Titre : Acquisition of 3D topography : automated 3D road and building reconstruction using airborne laser scanner data and topographic maps Type de document : Thèse/HDR Auteurs : Sander J. Oude Elberink, Auteur Editeur : Delft : Netherlands Geodetic Commission NGC Année de publication : 2010 Collection : Netherlands Geodetic Commission Publications on Geodesy, ISSN 0165-1706 num. 74 Importance : 172 p. Format : 17 x 24 cm ISBN/ISSN/EAN : 978-90-6132-318-1 Note générale : Bibliographie Langues : Anglais (eng) Descripteur : [Vedettes matières IGN] Lasergrammétrie
[Termes IGN] bati
[Termes IGN] carte topographique
[Termes IGN] données laser
[Termes IGN] données localisées 3D
[Termes IGN] lasergrammétrie
[Termes IGN] modèle 3D de l'espace urbain
[Termes IGN] reconstruction 3D
[Termes IGN] reconstruction 3D du bâti
[Termes IGN] réseau routier
[Termes IGN] télémétrie laser aéroportéIndex. décimale : 33.80 Lasergrammétrie Résumé : (Auteur) Introduction and research goal : Our research covers the automation in acquiring three dimensional (3D) topographic objects. The research tasks focus on two specific objects: roads and buildings. These objects are of high importance in 3D city models as they are two major topographic classes in the urban environment. Our activities are located between: -1. how topographic objects exist in reality; -2. how they are captured in the data, and -3. how they appear in a modelled/virtual world. To accomplish an automated approach, existing 2D topographic maps are upgraded to 3D using airborne laser scanner data. 3D topography also includes multiple heights or even multiple objects on top of each other at a certain location. The essence in the research activities on roads differs basically from those on buildings. For roads the focus is on reconstructing the edges' height of the objects, whereas for buildings the challenge is to reconstruct the 3D polyhedral roof shape inside the building edges.

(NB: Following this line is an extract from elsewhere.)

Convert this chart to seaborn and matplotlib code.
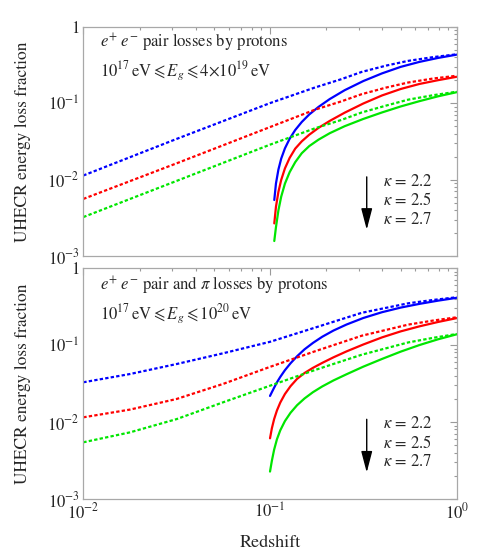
import numpy as np
import pandas as pd
import matplotlib
matplotlib.use('Agg')
import matplotlib.pyplot as plt
import seaborn as sns
from matplotlib.ticker import LogLocator, NullFormatter

# 값은 그림에서 읽은 것
# 위쪽 패널: e+e- pair losses
z_dot_top = [0.01, 0.0316, 0.1, 0.174, 0.24, 0.31, 0.42, 0.55, 0.75, 1.0]
blue_dot_top = [0.0113, 0.034, 0.1, 0.16, 0.205, 0.256, 0.31, 0.357, 0.40, 0.435]
red_dot_top = [0.00558, 0.0163, 0.0486, 0.082, 0.105, 0.131, 0.16, 0.186, 0.21, 0.228]
green_dot_top = [0.00323, 0.0096, 0.0286, 0.0468, 0.06, 0.0755, 0.093, 0.111, 0.127, 0.141]

z_sol_top = [0.1054, 0.1076, 0.1109, 0.1148, 0.1202, 0.1274, 0.1365, 0.1479, 0.1622,
             0.182, 0.2089, 0.2512, 0.3162, 0.3981, 0.5012, 0.631, 0.7943, 1.0]
blue_sol_top = [0.0054, 0.00887, 0.0135, 0.0188, 0.0256, 0.0342, 0.0445, 0.0566, 0.071,
                0.0893, 0.113, 0.1476, 0.1945, 0.2449, 0.2979, 0.346, 0.39, 0.4305]
red_sol_top = [0.00267, 0.0044, 0.00689, 0.0099, 0.014, 0.0192, 0.0254, 0.0316, 0.0386,
               0.0475, 0.0585, 0.075, 0.0989, 0.126, 0.153, 0.178, 0.1995, 0.221]
green_sol_top = [0.00157, 0.00238, 0.00395, 0.00598, 0.00885, 0.0125, 0.0169, 0.0221, 0.0274,
                 0.0333, 0.0404, 0.0499, 0.0621, 0.0755, 0.0904, 0.106, 0.1227, 0.139]

# 아래쪽 패널: pair + pion losses
z_dot_bot = [0.01, 0.0178, 0.0316, 0.056, 0.1, 0.174, 0.31, 0.55, 0.75, 1.0]
blue_dot_bot = [0.0328, 0.042, 0.0566, 0.078, 0.11, 0.168, 0.262, 0.348, 0.385, 0.417]
red_dot_bot = [0.0115, 0.0145, 0.0199, 0.0312, 0.052, 0.0828, 0.132, 0.184, 0.208, 0.229]
green_dot_bot = [0.00545, 0.00734, 0.0109, 0.018, 0.0296, 0.0473, 0.0748, 0.108, 0.124, 0.139]

z_sol_bot = [0.1, 0.1023, 0.1052, 0.1089, 0.1135, 0.1202, 0.1288, 0.1396, 0.1531, 0.1698,
             0.1905, 0.2188, 0.257, 0.3162, 0.3981, 0.5012, 0.631, 0.7943, 1.0]
blue_sol_bot = [0.0218, 0.0244, 0.0279, 0.0327, 0.0385, 0.0471, 0.0579, 0.0714, 0.0879, 0.1064,
                0.128, 0.1542, 0.1845, 0.2244, 0.2667, 0.3062, 0.342, 0.3767, 0.41]
red_sol_bot = [0.00614, 0.00828, 0.0109, 0.0141, 0.0179, 0.0231, 0.0292, 0.0363, 0.0433, 0.0505,
               0.0586, 0.0692, 0.0826, 0.1016, 0.1256, 0.1503, 0.1746, 0.1991, 0.2234]
green_sol_bot = [0.00227, 0.00313, 0.00437, 0.00596, 0.0078, 0.01028, 0.01318, 0.01652, 0.02023,
                 0.02438, 0.02897, 0.03467, 0.04169, 0.05236, 0.0659, 0.082, 0.0998, 0.1186, 0.1377]

kappa_labels = ['2.2', '2.5', '2.7']
y_ticks = [1e-3, 1e-2, 1e-1, 1]
y_ticklabels = ['$10^{-3}$', '$10^{-2}$', '$10^{-1}$', '$1$']
x_ticks = [1e-2, 1e-1, 1]
x_ticklabels = ['$10^{-2}$', '$10^{-1}$', '$10^{0}$']

colors = {'blue': '#0000ff', 'red': '#ff0000', 'green': '#00e600'}

sns.set_style('white')
plt.rcParams['font.family'] = ['STIXGeneral', 'DejaVu Serif']
plt.rcParams['mathtext.fontset'] = 'stix'

fig = plt.figure(figsize=(4.98, 5.51), dpi=100)
ax1 = fig.add_axes([0.1673, 0.5354, 0.7498, 0.4162])
ax2 = fig.add_axes([0.1673, 0.0944, 0.7498, 0.4192])

dotted = (0, (1.5, 1.0))


def draw_panel(ax, z_dot, dots, z_sol, sols):
    ax.set_xscale('log')
    ax.set_yscale('log')
    for (name, d), s in zip(dots.items(), sols.values()):
        sns.lineplot(x=z_dot, y=d, ax=ax, color=colors[name], lw=1.6,
                     linestyle=dotted, estimator=None, sort=False)
        sns.lineplot(x=z_sol, y=s, ax=ax, color=colors[name], lw=1.6,
                     estimator=None, sort=False)
    ax.set_xlim(0.01, 1)
    ax.set_ylim(1e-3, 1)
    ax.set_yticks(y_ticks)
    ax.set_yticklabels(y_ticklabels)
    ax.set_xticks(x_ticks)
    ax.xaxis.set_minor_locator(LogLocator(base=10, subs=np.arange(2, 10)))
    ax.yaxis.set_minor_locator(LogLocator(base=10, subs=np.arange(2, 10)))
    ax.xaxis.set_minor_formatter(NullFormatter())
    ax.yaxis.set_minor_formatter(NullFormatter())
    ax.tick_params(which='both', direction='in', top=True, right=True,
                   color='#9a9a9a', width=0.8, labelsize=12, pad=2.5)
    ax.tick_params(which='major', length=5)
    ax.tick_params(which='minor', length=2.5)
    for sp in ax.spines.values():
        sp.set_color('#a8a8a8')
        sp.set_linewidth(0.9)
    ax.set_ylabel('UHECR energy loss fraction', fontsize=12.5)
    ax.yaxis.set_label_coords(-0.14, 0.5)

    # κ 범례와 화살표
    ax.annotate('', xy=(0.759, 0.115), xytext=(0.759, 0.345),
                xycoords='axes fraction', textcoords='axes fraction',
                arrowprops=dict(arrowstyle='-|>,head_length=0.65,head_width=0.17',
                                color='black', lw=1.0, mutation_scale=20,
                                shrinkA=0, shrinkB=0))
    for i, k in enumerate(kappa_labels):
        ax.text(0.803, 0.323 - i * 0.082, r'$\kappa$ = ' + k, transform=ax.transAxes,
                fontsize=12, va='center', ha='left')


draw_panel(ax1, z_dot_top,
           {'blue': blue_dot_top, 'red': red_dot_top, 'green': green_dot_top},
           z_sol_top,
           {'blue': blue_sol_top, 'red': red_sol_top, 'green': green_sol_top})
draw_panel(ax2, z_dot_bot,
           {'blue': blue_dot_bot, 'red': red_dot_bot, 'green': green_dot_bot},
           z_sol_bot,
           {'blue': blue_sol_bot, 'red': red_sol_bot, 'green': green_sol_bot})

ax1.set_xticklabels([])
ax2.set_xticklabels(x_ticklabels)
ax2.set_xlabel('Redshift', fontsize=13)
ax2.xaxis.set_label_coords(0.5, -0.155)

ax1.text(0.045, 0.928, r'$e^{+}\;e^{-}$ pair losses by protons', transform=ax1.transAxes,
         fontsize=12, va='center')
ax1.text(0.045, 0.804, r'$10^{17}\,\mathrm{eV} \leqslant E_g \leqslant 4{\times}10^{19}\,\mathrm{eV}$',
         transform=ax1.transAxes, fontsize=12, va='center')
ax2.text(0.045, 0.925, r'$e^{+}\;e^{-}$ pair and $\pi$ losses by protons', transform=ax2.transAxes,
         fontsize=12, va='center')
ax2.text(0.045, 0.802, r'$10^{17}\,\mathrm{eV} \leqslant E_g \leqslant 10^{20}\,\mathrm{eV}$',
         transform=ax2.transAxes, fontsize=12, va='center')

fig.savefig('out.png', dpi=100)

3D Road reconstruction : When examining 3D road objects, we can expect that multiple road objects cross at a certain location. An automated method for 3D modelling of complex highway interchanges is presented. Laser data and 2D topographic map data are combined in an innovative 3D reconstruction procedure. Complex situations demand for knowledge to guide the automatic reconstruction. This knowledge is used in the fusion procedure to constrain the topological and geometrical properties of the reconstructed 3D model. Laser data has been segmented and filtered before it is fused with map data. In the surface-growing algorithm combining map and laser points, the laser data is assigned to the corresponding road element. Elevations of map points are determined by least squares plane fitting through a selection of neighbouring laser points. Although results are shown using two specific data sources, the algorithm is designed to be capable of dealing with any polygon-based topographic map and any aerial laser scanner data set. Quality analysis is essential for developing a reliable reconstruction process and for a proper use of 3D data. The quality of 3D reconstructed roads strongly depends on accuracy and type of input data and the reconstruction processing steps. We predict the precision of reconstructed map elevations by propagating errors in the input data through the processing steps. Besides this quality prediction, we test the reconstructed model against independent reference data. Differences between these two datasets are explained by the predicted uncertainty in the model. Map point heights can be reconstructed with an average precision of 10 to 15 cm, depending on the laser point configuration.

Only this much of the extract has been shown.